Policyholders of America Endorse Gary Anderson for Miss. Insurance Commissioner

“Illness and fatigue” plagued incumbent Insurance Commissioner, George Dale, who was unseated in the Democratic Primary on August 7. Voters were just plain “sick and tired” of Dale’s proinsurance industry positions and wanted a more consumer-friendly Commish.

Dale had held the position for 32 years but Hurricane Katrina proved too tough a test for the man who basically gave insurers permission to price gouge, deny, delay and lowball legitimate claims in Mississippi.

The State’s Democratic Party didn’t even want Dale to run as a Democrat. They felt the Republican ticket suited him better.

Gary Anderson, a Jackson, MS resident, won the Democratic Primary and will face Republican candidate and State Senator, Mike Chaney, in the November General election.

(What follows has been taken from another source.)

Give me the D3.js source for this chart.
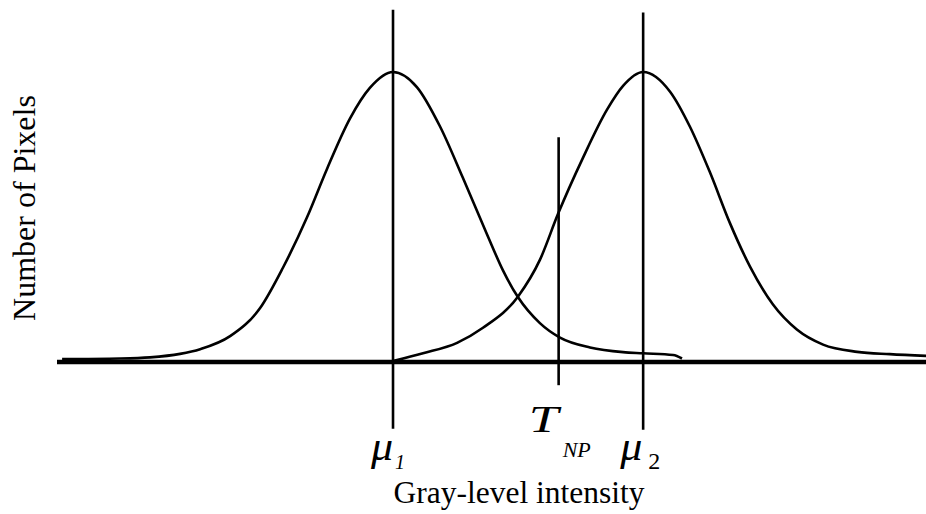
<!DOCTYPE html>
<html>
<head>
<meta charset="utf-8">
<script src="https://cdn.jsdelivr.net/npm/d3@7"></script>
<style>
  html, body { margin: 0; padding: 0; background: #fff; }
  svg { display: block; }
  text { font-family: "Liberation Serif", "Times New Roman", serif; fill: #000; }
</style>
</head>
<body>
<svg id="chart" width="926" height="514"></svg>
<script>
// Gray level (0..255) vs. relative number of pixels (peak = 100)
const class1Gray  = [1.5, 18.5, 27.3, 36.1, 42.0, 50.8, 59.6, 66.3, 73.4, 79.2, 86.0, 91.8, 98.6, 105.6, 112.4, 119.1, 126.2, 130.9, 135.3, 141.7, 147.6, 156.4, 166.1, 172.0, 180.8, 183.4];
const class1Count = [1.0, 1.2, 1.6, 2.8, 4.4, 8.9, 18.6, 32.5, 50.0, 66.5, 84.0, 94.5, 100, 94.8, 81.2, 63.5, 44.0, 31.5, 22.3, 13.4, 8.4, 5.0, 3.4, 3.0, 2.4, 1.2];

const class2Gray  = [98.6, 107.4, 117.4, 125.0, 135.3, 141.7, 147.0, 154.3, 161.4, 166.1, 172.0, 179.9, 185.7, 191.6, 197.5, 203.4, 210.1, 217.1, 224.8, 234.8, 244.4, 255];
const class2Count = [0.3, 3.0, 6.6, 11.8, 22.6, 35.2, 51.0, 70.3, 87.0, 95.2, 100, 93.2, 81.2, 65.4, 47.8, 32.8, 19.8, 11.2, 6.0, 3.5, 2.7, 2.1];

// vertical markers: gray level, top and bottom extent (in count units)
const markerNames  = ["mu1", "TNP", "mu2"];
const markerGray   = [98.6, 147.2, 172.0];
const markerTop    = [121.5, 77.5, 120.5];
const markerBottom = [-23.0, -8.0, -23.4];

const xLabel = "Gray-level intensity";
const yLabel = "Number of Pixels";

const svg = d3.select("#chart");
const x = d3.scaleLinear().domain([0, 255]).range([57, 926]);
const y = d3.scaleLinear().domain([0, 100]).range([362, 72]);

const line = d3.line().x(d => x(d[0])).y(d => y(d[1])).curve(d3.curveMonotoneX);

const s1 = class1Gray.map((g, i) => [g, class1Count[i]]);
const s2 = class2Gray.map((g, i) => [g, class2Count[i]]);

// curves
[s1, s2].forEach(s => {
  svg.append("path").datum(s).attr("d", line)
    .attr("fill", "none").attr("stroke", "#000").attr("stroke-width", 2.6)
    .attr("stroke-linejoin", "round");
});

// baseline (x axis line)
svg.append("line")
  .attr("x1", x(0)).attr("x2", x(255))
  .attr("y1", y(0)).attr("y2", y(0))
  .attr("stroke", "#000").attr("stroke-width", 4.5);

// vertical markers
markerGray.forEach((g, i) => {
  svg.append("line")
    .attr("x1", x(g)).attr("x2", x(g))
    .attr("y1", y(markerTop[i])).attr("y2", y(markerBottom[i]))
    .attr("stroke", "#000").attr("stroke-width", 2.6);
});

// marker labels
function label(px, py, txt, size, italic, sx) {
  svg.append("text")
    .attr("transform", `translate(${px},${py}) scale(${sx || 1},1)`)
    .style("font-size", size + "px")
    .style("font-style", italic ? "italic" : "normal")
    .text(txt);
}
const m1 = x(markerGray[0]), mt = x(markerGray[1]), m2 = x(markerGray[2]);
label(m1 - 22, 460, "\u03BC", 42, true, 1.05);
label(m1 + 2, 469, "1", 20, true, 1);
label(m2 - 23, 460, "\u03BC", 42, true, 1.05);
label(m2 + 5, 469, "2", 24, false, 1);
label(mt - 30, 432, "T", 38, true, 1.4);
label(mt + 4, 457, "NP", 22, true, 1);

// axis titles
svg.append("text")
  .attr("x", 519).attr("y", 503)
  .attr("text-anchor", "middle")
  .style("font-size", "31.5px")
  .text(xLabel);

svg.append("text")
  .attr("transform", "translate(35,208) rotate(-90)")
  .attr("text-anchor", "middle")
  .style("font-size", "32px")
  .text(yLabel);
</script>
</body>
</html>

Anderson’s platform includes implementing several programs that will reduce skyrocketing premiums and give Mississippians a greater field of carriers from which to choose. He also will enforce “best practices” for claims handling. Anderson’s ethics reports filed with the state show he has honored his promise to refuse campaign contributions from insurance companies and/or their executives.

Chaney on the other hand promised to refuse contributions from insurance companies and their “suits” but his ethics report filings tell a different story. Moreover, his Senate voting record gives us a glimpse of what’s to come if he’s elected Insurance Commissioner and it’s not pretty.

Mississippi may be a preamble to future races in states impacted by severe weather. As such, POA feels the need to weigh in on this important race.

Mr. Anderson gets POA’s endorsement.